Goal » The data below should be restated word for word, with every picture omitted.

Collected data »
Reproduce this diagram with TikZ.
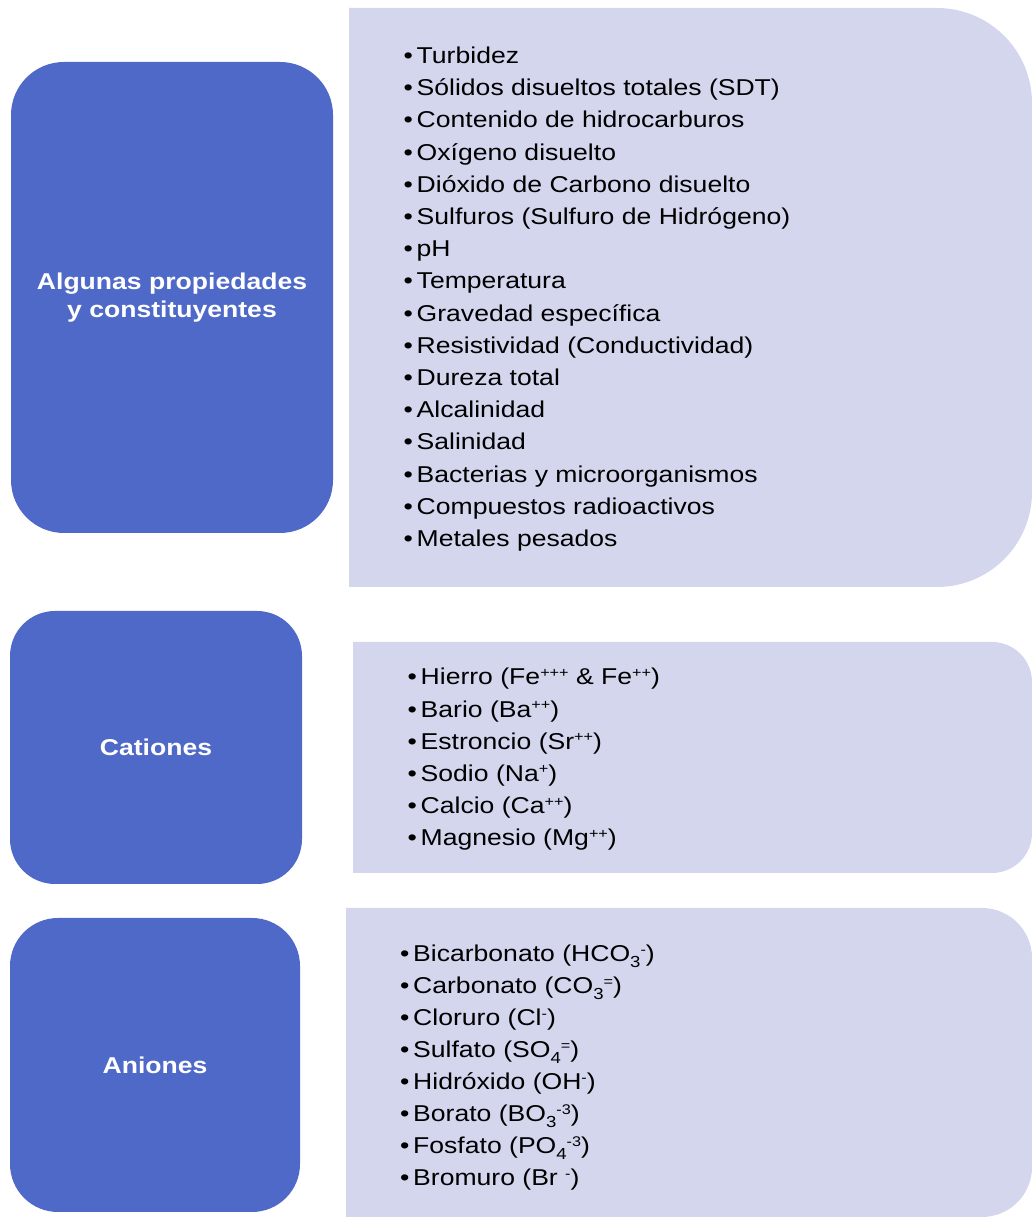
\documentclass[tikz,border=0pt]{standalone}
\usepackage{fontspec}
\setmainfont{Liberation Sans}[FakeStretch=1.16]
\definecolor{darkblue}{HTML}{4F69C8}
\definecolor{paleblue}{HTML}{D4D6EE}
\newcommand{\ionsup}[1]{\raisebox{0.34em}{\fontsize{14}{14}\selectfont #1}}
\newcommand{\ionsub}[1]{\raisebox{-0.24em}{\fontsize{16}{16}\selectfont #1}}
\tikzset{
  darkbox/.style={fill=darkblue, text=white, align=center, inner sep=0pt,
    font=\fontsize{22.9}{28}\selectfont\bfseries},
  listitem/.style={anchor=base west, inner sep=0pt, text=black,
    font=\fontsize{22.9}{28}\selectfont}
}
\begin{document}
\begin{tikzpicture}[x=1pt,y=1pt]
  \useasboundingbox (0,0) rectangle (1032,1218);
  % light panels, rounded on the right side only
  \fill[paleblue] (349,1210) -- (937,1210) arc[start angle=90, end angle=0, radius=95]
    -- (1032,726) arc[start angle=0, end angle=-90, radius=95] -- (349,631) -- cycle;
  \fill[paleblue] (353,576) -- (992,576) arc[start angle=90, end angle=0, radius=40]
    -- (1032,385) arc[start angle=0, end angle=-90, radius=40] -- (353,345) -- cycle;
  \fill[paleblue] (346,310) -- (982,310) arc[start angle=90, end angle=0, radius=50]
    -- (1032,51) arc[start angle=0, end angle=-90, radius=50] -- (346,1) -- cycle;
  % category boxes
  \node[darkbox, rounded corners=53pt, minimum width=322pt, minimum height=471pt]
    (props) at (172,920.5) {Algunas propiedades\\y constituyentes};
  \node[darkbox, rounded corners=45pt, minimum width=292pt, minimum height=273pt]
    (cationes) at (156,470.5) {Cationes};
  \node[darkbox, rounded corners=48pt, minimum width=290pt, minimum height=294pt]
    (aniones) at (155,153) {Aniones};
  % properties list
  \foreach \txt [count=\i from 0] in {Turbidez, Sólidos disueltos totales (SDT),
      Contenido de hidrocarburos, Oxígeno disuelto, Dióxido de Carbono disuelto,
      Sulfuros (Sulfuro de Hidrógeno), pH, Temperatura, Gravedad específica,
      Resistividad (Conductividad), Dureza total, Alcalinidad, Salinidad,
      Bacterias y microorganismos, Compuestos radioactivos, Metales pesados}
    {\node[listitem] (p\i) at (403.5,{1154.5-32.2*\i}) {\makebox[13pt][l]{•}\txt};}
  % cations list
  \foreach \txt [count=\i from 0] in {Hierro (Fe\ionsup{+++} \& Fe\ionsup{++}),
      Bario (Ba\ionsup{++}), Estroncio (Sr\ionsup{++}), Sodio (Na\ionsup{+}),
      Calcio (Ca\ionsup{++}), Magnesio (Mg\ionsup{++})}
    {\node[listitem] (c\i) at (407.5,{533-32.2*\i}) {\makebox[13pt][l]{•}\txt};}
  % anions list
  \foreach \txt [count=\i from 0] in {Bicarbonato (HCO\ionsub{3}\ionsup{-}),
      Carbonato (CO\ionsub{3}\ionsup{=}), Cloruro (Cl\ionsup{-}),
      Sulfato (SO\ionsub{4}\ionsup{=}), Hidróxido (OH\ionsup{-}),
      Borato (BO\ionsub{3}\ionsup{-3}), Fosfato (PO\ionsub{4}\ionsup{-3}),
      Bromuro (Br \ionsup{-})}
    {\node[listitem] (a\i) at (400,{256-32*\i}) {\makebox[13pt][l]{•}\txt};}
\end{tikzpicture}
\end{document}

Answer for this exercise »
Reproduce this diagram with TikZ.
\documentclass[tikz,border=0pt]{standalone}
\usepackage{fontspec}
\setmainfont{Liberation Sans}[FakeStretch=1.16]
\definecolor{darkblue}{HTML}{4F69C8}
\definecolor{paleblue}{HTML}{D4D6EE}
\newcommand{\ionsup}[1]{\raisebox{0.34em}{\fontsize{14}{14}\selectfont #1}}
\newcommand{\ionsub}[1]{\raisebox{-0.24em}{\fontsize{16}{16}\selectfont #1}}
\tikzset{
  darkbox/.style={fill=darkblue, text=white, align=center, inner sep=0pt,
    font=\fontsize{22.9}{28}\selectfont\bfseries},
  listitem/.style={anchor=base west, inner sep=0pt, text=black,
    font=\fontsize{22.9}{28}\selectfont}
}
\begin{document}
\begin{tikzpicture}[x=1pt,y=1pt]
  \useasboundingbox (0,0) rectangle (1032,1218);
  % light panels, rounded on the right side only
  \fill[paleblue] (349,1210) -- (937,1210) arc[start angle=90, end angle=0, radius=95]
    -- (1032,726) arc[start angle=0, end angle=-90, radius=95] -- (349,631) -- cycle;
  \fill[paleblue] (353,576) -- (992,576) arc[start angle=90, end angle=0, radius=40]
    -- (1032,385) arc[start angle=0, end angle=-90, radius=40] -- (353,345) -- cycle;
  \fill[paleblue] (346,310) -- (982,310) arc[start angle=90, end angle=0, radius=50]
    -- (1032,51) arc[start angle=0, end angle=-90, radius=50] -- (346,1) -- cycle;
  % category boxes
  \node[darkbox, rounded corners=53pt, minimum width=322pt, minimum height=471pt]
    (props) at (172,920.5) {Algunas propiedades\\y constituyentes};
  \node[darkbox, rounded corners=45pt, minimum width=292pt, minimum height=273pt]
    (cationes) at (156,470.5) {Cationes};
  \node[darkbox, rounded corners=48pt, minimum width=290pt, minimum height=294pt]
    (aniones) at (155,153) {Aniones};
  % properties list
  \foreach \txt [count=\i from 0] in {Turbidez, Sólidos disueltos totales (SDT),
      Contenido de hidrocarburos, Oxígeno disuelto, Dióxido de Carbono disuelto,
      Sulfuros (Sulfuro de Hidrógeno), pH, Temperatura, Gravedad específica,
      Resistividad (Conductividad), Dureza total, Alcalinidad, Salinidad,
      Bacterias y microorganismos, Compuestos radioactivos, Metales pesados}
    {\node[listitem] (p\i) at (403.5,{1154.5-32.2*\i}) {\makebox[13pt][l]{•}\txt};}
  % cations list
  \foreach \txt [count=\i from 0] in {Hierro (Fe\ionsup{+++} \& Fe\ionsup{++}),
      Bario (Ba\ionsup{++}), Estroncio (Sr\ionsup{++}), Sodio (Na\ionsup{+}),
      Calcio (Ca\ionsup{++}), Magnesio (Mg\ionsup{++})}
    {\node[listitem] (c\i) at (407.5,{533-32.2*\i}) {\makebox[13pt][l]{•}\txt};}
  % anions list
  \foreach \txt [count=\i from 0] in {Bicarbonato (HCO\ionsub{3}\ionsup{-}),
      Carbonato (CO\ionsub{3}\ionsup{=}), Cloruro (Cl\ionsup{-}),
      Sulfato (SO\ionsub{4}\ionsup{=}), Hidróxido (OH\ionsup{-}),
      Borato (BO\ionsub{3}\ionsup{-3}), Fosfato (PO\ionsub{4}\ionsup{-3}),
      Bromuro (Br \ionsup{-})}
    {\node[listitem] (a\i) at (400,{256-32*\i}) {\makebox[13pt][l]{•}\txt};}
\end{tikzpicture}
\end{document}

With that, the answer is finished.